While it is respectable that he observes the goal of the text and the role of the Church, it is unfortunate that he does not address the issue of worldviews. From a Christian worldview, one with much diversity, his explanation is profound and effective for interpreting within the Church context. Yet, criticism from the secular world often stems from criticism of the spirituality, or hopes to understand a more universal spirituality not limited to the Church. By missing this goal of some scholars, Fee is too narrow in his hermeneutic and fails to acknowledge the vastness of worldviews from scholars and lay people. While his regard for the relationship between spirituality and exegesis is respectable, and often times agreeable, a Christian worldview should be willing and able to face the secular approach to Scripture. Christian scholars should know how to dialogue with secular scholars, meaning that they speak the language and traditions of the secular rather than the sacred.

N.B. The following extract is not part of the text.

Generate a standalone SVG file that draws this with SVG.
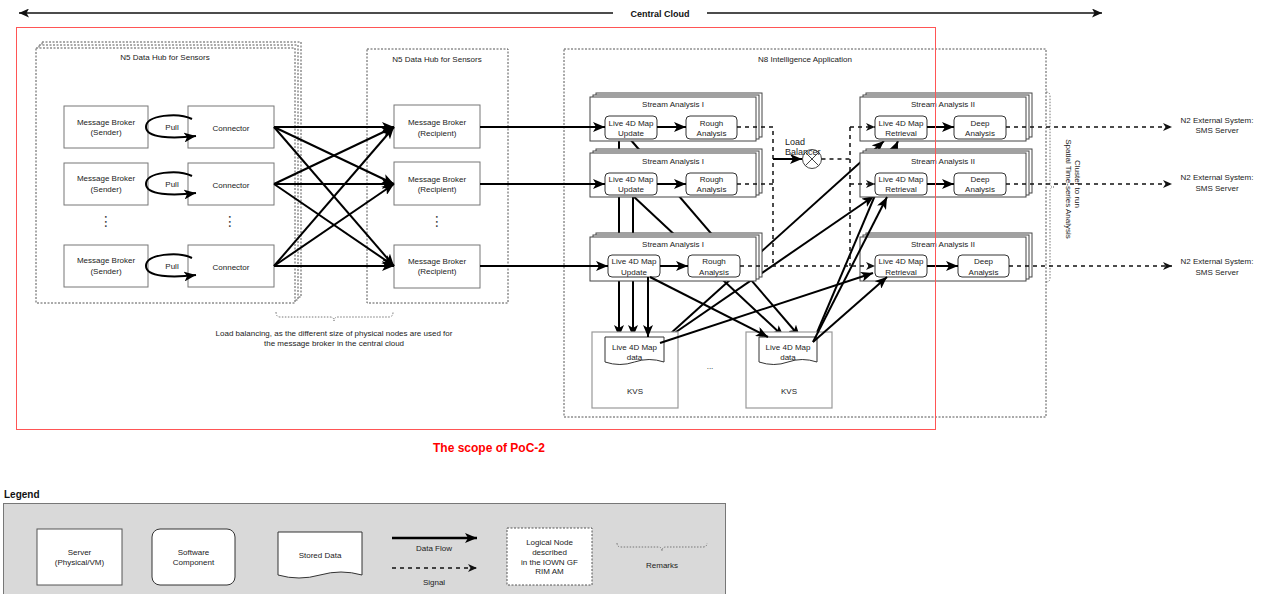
<svg xmlns="http://www.w3.org/2000/svg" width="1268" height="594" viewBox="0 0 1268 594">
<style>
.t{font-family:"Liberation Sans",Arial,sans-serif;font-size:8px;fill:#222;text-anchor:middle}
.tb{font-family:"Liberation Sans",Arial,sans-serif;font-weight:bold;fill:#111}
.vd{font-family:"DejaVu Sans",sans-serif;font-size:14px;fill:#444;text-anchor:middle}
.srv{fill:#fff;stroke:#777;stroke-width:1}
.sw{fill:#fff;stroke:#333;stroke-width:1}
.stk{fill:#fff;stroke:#444;stroke-width:1}
.kvs{fill:#fff;stroke:#999;stroke-width:1.2}
.dot{fill:#fff;stroke:#555;stroke-width:1;stroke-dasharray:2,1.5}
.dotn{fill:none;stroke:#555;stroke-width:1;stroke-dasharray:2,1.5}
.flow{fill:none;stroke:#000;stroke-width:2;marker-end:url(#ah)}
.sig{fill:none;stroke:#111;stroke-width:1.5;stroke-dasharray:4,4}
.siga{fill:none;stroke:#111;stroke-width:1.5;stroke-dasharray:4,4;marker-end:url(#sa)}
.brace{fill:none;stroke:#777;stroke-width:1;stroke-dasharray:1.5,1.5}
</style>
<defs>
<marker id="ah" markerUnits="userSpaceOnUse" markerWidth="13" markerHeight="10" refX="12" refY="5" orient="auto"><path d="M0,0 L12,5 L0,10 L3,5 z" fill="#000"/></marker>
<marker id="sa" markerUnits="userSpaceOnUse" markerWidth="10" markerHeight="8" refX="9" refY="4" orient="auto"><path d="M0,0 L9,4 L0,8 L2.5,4 z" fill="#111"/></marker>
<marker id="ca" markerUnits="userSpaceOnUse" markerWidth="11" markerHeight="9" refX="10" refY="4.5" orient="auto-start-reverse"><path d="M0,0 L10,4.5 L0,9 L2.5,4.5 z" fill="#111"/></marker>
</defs>
<rect width="1268" height="594" fill="#fff"/>

<g id="central-cloud">
<line x1="19" y1="13" x2="613" y2="13" stroke="#111" stroke-width="1.5" marker-start="url(#ca)"/>
<line x1="707" y1="13" x2="1102" y2="13" stroke="#111" stroke-width="1.5" marker-end="url(#ca)"/>
<text class="tb" x="660" y="16.5" font-size="9" text-anchor="middle">Central Cloud</text>
</g>

<g id="connectors-behind">
<path class="flow" d="M619,139 V337"/>
<path class="flow" d="M633,195 V337"/>
<path class="flow" d="M630,139 L800,337"/>
<path class="flow" d="M632,195 L784,337"/>
<path class="flow" d="M660,343 L884,141"/>
<path class="flow" d="M660,343 L874,196"/>
<path class="flow" d="M813,342 L898,141"/>
</g>

<g id="n5-sender-hub">
<rect class="dot" x="42" y="42" width="259" height="255"/>
<rect class="dot" x="39" y="45" width="259" height="255"/>
<rect class="dot" x="36" y="48" width="259" height="255"/>
<text class="t" x="165" y="60">N5 Data Hub for Sensors</text>
</g>
<g id="sender-1"><rect class="srv" x="64" y="106" width="84" height="42"/><text class="t" x="106" y="125">Message Broker</text><text class="t" x="106" y="135">(Sender)</text></g>
<g id="sender-2"><rect class="srv" x="64" y="163" width="84" height="42"/><text class="t" x="106" y="181">Message Broker</text><text class="t" x="106" y="192">(Sender)</text></g>
<g id="sender-3"><rect class="srv" x="64" y="245" width="84" height="42"/><text class="t" x="106" y="263">Message Broker</text><text class="t" x="106" y="274">(Sender)</text></g>
<g id="connector-1"><rect class="srv" x="188" y="106" width="86" height="42"/><text class="t" x="231" y="130.5">Connector</text></g>
<g id="connector-2"><rect class="srv" x="188" y="163" width="86" height="42"/><text class="t" x="231" y="187.5">Connector</text></g>
<g id="connector-3"><rect class="srv" x="188" y="245" width="86" height="42"/><text class="t" x="231" y="270">Connector</text></g>
<g id="dots-left">
<text class="vd" x="106" y="226">⋮</text>
<text class="vd" x="230" y="226">⋮</text>
</g>

<g id="n5-recipient-hub">
<rect class="dotn" x="367" y="49" width="141" height="254"/>
<text class="t" x="437" y="62">N5 Data Hub for Sensors</text>
</g>
<g id="recipient-1"><rect class="srv" x="394" y="105" width="86" height="43"/><text class="t" x="437" y="125">Message Broker</text><text class="t" x="437" y="135.5">(Recipient)</text></g>
<g id="recipient-2"><rect class="srv" x="394" y="162" width="86" height="43"/><text class="t" x="437" y="181.5">Message Broker</text><text class="t" x="437" y="192">(Recipient)</text></g>
<g id="recipient-3"><rect class="srv" x="394" y="245" width="86" height="43"/><text class="t" x="437" y="264">Message Broker</text><text class="t" x="437" y="274">(Recipient)</text></g>
<g id="dots-mid"><text class="vd" x="437" y="226">⋮</text></g>

<g id="remark-load-balancing">
<path class="brace" d="M276,312 Q276,317 280,317 L330,317 Q334,317 334,321 Q334,317 338,317 L389,317 Q393,317 393,312"/>
<text class="t" x="334" y="335.5">Load balancing, as the different size of physical nodes are used for</text>
<text class="t" x="334" y="345.5">the message broker in the central cloud</text>
</g>

<g id="n8-app">
<rect class="dotn" x="564" y="49" width="482" height="368"/>
<text class="t" x="805" y="62">N8 Intelligence Application</text>
</g>

<g id="stream-1-1">
<rect class="stk" x="596" y="93" width="166" height="44"/><rect class="stk" x="593" y="95" width="166" height="44"/><rect class="stk" x="590" y="97" width="166" height="44"/>
<text class="t" x="673" y="107">Stream Analysis I</text>
<rect class="sw" x="605" y="116" width="52" height="23" rx="4"/><text class="t" x="631" y="125.5">Live 4D Map</text><text class="t" x="631" y="136">Update</text>
<rect class="sw" x="686" y="116" width="51" height="23" rx="4"/><text class="t" x="711.5" y="125.5">Rough</text><text class="t" x="711.5" y="136">Analysis</text>
</g>
<g id="stream-1-2">
<rect class="stk" x="596" y="149" width="166" height="44"/><rect class="stk" x="593" y="151" width="166" height="44"/><rect class="stk" x="590" y="153" width="166" height="44"/>
<text class="t" x="673" y="164">Stream Analysis I</text>
<rect class="sw" x="605" y="173" width="52" height="22" rx="4"/><text class="t" x="631" y="181.5">Live 4D Map</text><text class="t" x="631" y="191.5">Update</text>
<rect class="sw" x="686" y="173" width="51" height="22" rx="4"/><text class="t" x="711.5" y="181.5">Rough</text><text class="t" x="711.5" y="191.5">Analysis</text>
</g>
<g id="stream-1-3">
<rect class="stk" x="596" y="233" width="166" height="44"/><rect class="stk" x="593" y="235" width="166" height="44"/><rect class="stk" x="590" y="237" width="166" height="44"/>
<text class="t" x="673" y="247">Stream Analysis I</text>
<rect class="sw" x="608" y="255" width="52" height="22" rx="4"/><text class="t" x="634" y="264">Live 4D Map</text><text class="t" x="634" y="274.5">Update</text>
<rect class="sw" x="688" y="255" width="52" height="22" rx="4"/><text class="t" x="714" y="264">Rough</text><text class="t" x="714" y="274.5">Analysis</text>
</g>

<g id="stream-2-1">
<rect class="stk" x="866" y="93" width="166" height="44"/><rect class="stk" x="863" y="95" width="166" height="44"/><rect class="stk" x="860" y="97" width="166" height="44"/>
<text class="t" x="943" y="107">Stream Analysis II</text>
<rect class="sw" x="875" y="116" width="52" height="23" rx="4"/><text class="t" x="901" y="125.5">Live 4D Map</text><text class="t" x="901" y="136">Retrieval</text>
<rect class="sw" x="954" y="116" width="52" height="23" rx="4"/><text class="t" x="980" y="125.5">Deep</text><text class="t" x="980" y="136">Analysis</text>
</g>
<g id="stream-2-2">
<rect class="stk" x="866" y="149" width="166" height="44"/><rect class="stk" x="863" y="151" width="166" height="44"/><rect class="stk" x="860" y="153" width="166" height="44"/>
<text class="t" x="943" y="164">Stream Analysis II</text>
<rect class="sw" x="875" y="173" width="52" height="22" rx="4"/><text class="t" x="901" y="181.5">Live 4D Map</text><text class="t" x="901" y="191.5">Retrieval</text>
<rect class="sw" x="954" y="173" width="52" height="22" rx="4"/><text class="t" x="980" y="181.5">Deep</text><text class="t" x="980" y="191.5">Analysis</text>
</g>
<g id="stream-2-3">
<rect class="stk" x="866" y="233" width="166" height="44"/><rect class="stk" x="863" y="235" width="166" height="44"/><rect class="stk" x="860" y="237" width="166" height="44"/>
<text class="t" x="943" y="247">Stream Analysis II</text>
<rect class="sw" x="875" y="255" width="52" height="22" rx="4"/><text class="t" x="901" y="264">Live 4D Map</text><text class="t" x="901" y="274.5">Retrieval</text>
<rect class="sw" x="958" y="255" width="51" height="22" rx="4"/><text class="t" x="983.5" y="264">Deep</text><text class="t" x="983.5" y="274.5">Analysis</text>
</g>

<g id="kvs-1">
<rect class="kvs" x="592" y="332" width="86" height="76"/>
<path class="sw" d="M605,337 H664 V362 Q649,357 634.5,362 Q620,367 605,362 Z"/>
<text class="t" x="634.5" y="350">Live 4D Map</text><text class="t" x="634.5" y="360">data</text>
<text class="t" x="635" y="394">KVS</text>
</g>
<g id="kvs-2">
<rect class="kvs" x="746" y="332" width="86" height="76"/>
<path class="sw" d="M759,337 H817 V362 Q802,357 788,362 Q774,367 759,362 Z"/>
<text class="t" x="788" y="350">Live 4D Map</text><text class="t" x="788" y="360">data</text>
<text class="t" x="789" y="394">KVS</text>
</g>
<g id="kvs-ellipsis"><text class="t" x="710" y="369">...</text></g>

<g id="load-balancer">
<circle cx="812" cy="159" r="9.5" fill="#fff" stroke="#444" stroke-width="1"/>
<path d="M805.3,152.3 L818.7,165.7 M818.7,152.3 L805.3,165.7" stroke="#444" stroke-width="1"/>
<text x="785" y="145" font-family="Liberation Sans, Arial, sans-serif" font-size="9" fill="#222">Load</text>
<text x="785" y="155" font-family="Liberation Sans, Arial, sans-serif" font-size="9" fill="#222">Balancer</text>
</g>

<g id="cluster-remark">
<path class="brace" d="M1046,92 Q1050,92 1050,96 L1050,183 Q1050,187 1054,187 Q1050,187 1050,191 L1050,278 Q1050,282 1046,282"/>
<text class="t" transform="translate(1075,184) rotate(90)">Cluster to run</text>
<text class="t" transform="translate(1066,189) rotate(90)">Spatial Time-series Analysis</text>
</g>

<g id="n2-1"><text class="t" x="1217" y="123">N2 External System:</text><text class="t" x="1217" y="133">SMS Server</text></g>
<g id="n2-2"><text class="t" x="1217" y="180">N2 External System:</text><text class="t" x="1217" y="191">SMS Server</text></g>
<g id="n2-3"><text class="t" x="1217" y="264">N2 External System:</text><text class="t" x="1217" y="274.5">SMS Server</text></g>

<g id="connectors">
<path class="flow" d="M274,127 L394,127"/>
<path class="flow" d="M274,127 L394,184"/>
<path class="flow" d="M274,127 L394,266"/>
<path class="flow" d="M274,184 L394,127"/>
<path class="flow" d="M274,184 L394,184"/>
<path class="flow" d="M274,184 L394,266"/>
<path class="flow" d="M274,266 L394,127"/>
<path class="flow" d="M274,266 L394,184"/>
<path class="flow" d="M274,266 L394,266"/>
<path class="flow" d="M480,127 L605,127"/>
<path class="flow" d="M480,184 L605,184"/>
<path class="flow" d="M480,266 L608,266"/>
<path class="flow" d="M657,127 L686,127"/>
<path class="flow" d="M657,184 L686,184"/>
<path class="flow" d="M660,266 L688,266"/>
<path class="flow" d="M648,277 V337"/>
<path class="flow" d="M650,277 L768,337"/>
<path class="flow" d="M813,342 L887,197"/>
<path class="flow" d="M660,343 L873,273"/>
<path class="flow" d="M813,342 L887,277"/>
<path class="flow" d="M927,127 L954,127"/>
<path class="flow" d="M927,184 L954,184"/>
<path class="flow" d="M927,266 L958,266"/>
<path class="sig" d="M737,127 H773 V266"/>
<path class="sig" d="M737,184 H773"/>
<path class="siga" d="M740,266 H875"/>
<path class="flow" d="M773,159 L802,159"/>
<path class="sig" d="M821.5,159 H850"/>
<path class="sig" d="M850,127 V266"/>
<path class="siga" d="M850,127 H875"/>
<path class="siga" d="M850,184 H875"/>
<path class="siga" d="M1006,127 H1172"/>
<path class="siga" d="M1006,184 H1172"/>
<path class="siga" d="M1009,266 H1172"/>
<path class="flow" d="M192,119 C178,112 146,115 146,127 C146,138 172,139 196,136"/>
<path class="flow" d="M192,176 C178,169 146,172 146,184 C146,195 172,196 196,193"/>
<path class="flow" d="M192,258 C178,251 146,254 146,266 C146,277 172,278 196,275"/>
</g>
<g id="pull-labels">
<text class="t" x="172" y="130">Pull</text>
<text class="t" x="172" y="186.5">Pull</text>
<text class="t" x="172" y="268.5">Pull</text>
</g>

<g id="scope">
<rect x="16.5" y="27.5" width="919" height="402" fill="none" stroke="#f55" stroke-width="1"/>
<text class="tb" x="489" y="452" font-size="12" text-anchor="middle" style="fill:#f00">The scope of PoC-2</text>
</g>

<g id="legend">
<text class="tb" x="4" y="498" font-size="10">Legend</text>
<rect x="3.5" y="503.5" width="722" height="100" fill="#d9d9d9" stroke="#777" stroke-width="1"/>
<rect class="srv" x="37" y="529" width="85" height="56" style="stroke:#555"/>
<text class="t" x="79.5" y="554.5">Server</text><text class="t" x="79.5" y="565">(Physical/VM)</text>
<rect class="sw" x="152" y="529" width="83" height="56" rx="8"/>
<text class="t" x="193.5" y="554.5">Software</text><text class="t" x="193.5" y="565">Component</text>
<path class="sw" d="M278,532 H362 V575 Q341,569 320,575 Q299,581 278,575 Z"/>
<text class="t" x="320" y="558">Stored Data</text>
<path class="flow" d="M392,538 H477" style="stroke-width:2.5"/>
<text class="t" x="434" y="551">Data Flow</text>
<path class="siga" d="M392,568 H477"/>
<text class="t" x="434" y="585">Signal</text>
<rect class="dot" x="507" y="528" width="85" height="57"/>
<text class="t" x="549.5" y="545">Logical Node</text>
<text class="t" x="549.5" y="555">described</text>
<text class="t" x="549.5" y="565">in the IOWN GF</text>
<text class="t" x="549.5" y="574">RIM AM</text>
<path class="brace" d="M617,543 Q617,547 621,547 L658,547 Q662,547 662,551 Q662,547 666,547 L703,547 Q707,547 707,543"/>
<text class="t" x="662" y="568">Remarks</text>
</g>
</svg>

In arguing for biblical studies as a secular discipline, protestant scholar Ron Simkins notes that “faith may shape the kind of questions the scholar brings to his subject matter; it may even shape the manner in which the subject matter is treated, but it should not determine the results of the scholarship” (11, Biblical Studies as a Secular Discipline). While a completely inclusive biblical hermeneutic is out of question, the exclusive hermeneutic of Fee, which limits interpretation to the Church, creates a system in which there is no question or critique of Scripture. To begin and end with spirituality as the primary goal comes dangerously close to what Simkins opposes. “Faith that demands certain results or is expressed through inviolable propositions is both a distortion of faith and contrary to scholarship” (11, Biblical Studies as a Secular Discipline).

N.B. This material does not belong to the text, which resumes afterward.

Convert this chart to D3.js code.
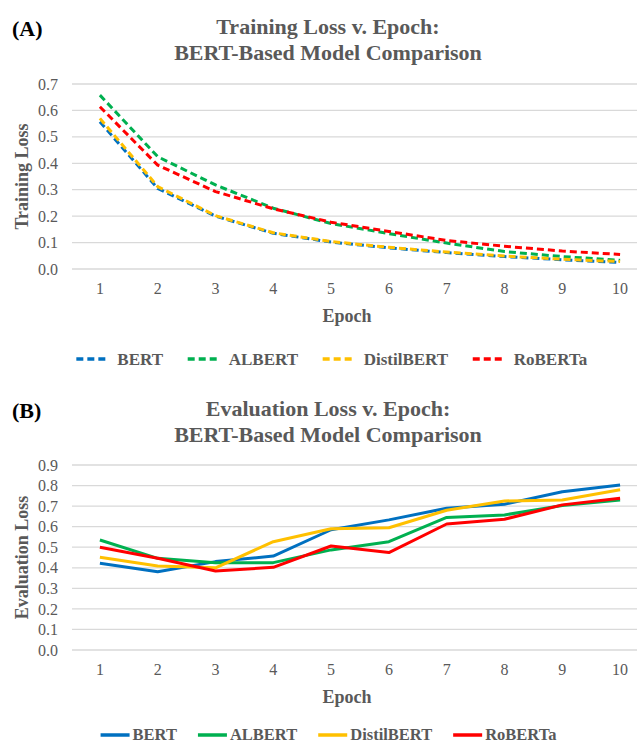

As a method, Fee’s approach is viable. But it is viable as one amidst a plethora of hermeneutics, which should be recognized. Biblical interpretation should critique the text, not solely seek spirituality. After all, if God’s word is truly inspired, it should stand up to secular criticism and approach. While faith demands an a priori of trust, there should be a willingness to address the faults of the text. Christian faith is not in the Bible, but God. Because Christianity is, in some sense, a human movement encompassing Christian traditions over 2000 years, that movement should not have absolute and unquestioning loyalty, as it easily pre-determines the exegetical results.

Works Cited

Simkins, Ron. “Biblical Studies as a Secular Discipline: The Role of Faith and Theology.” Journal of Religion & Society 13 (2011): pg. 1-17. Journal of Religions and Society. Creighton University, 2011. Web. 6 Oct. 2014.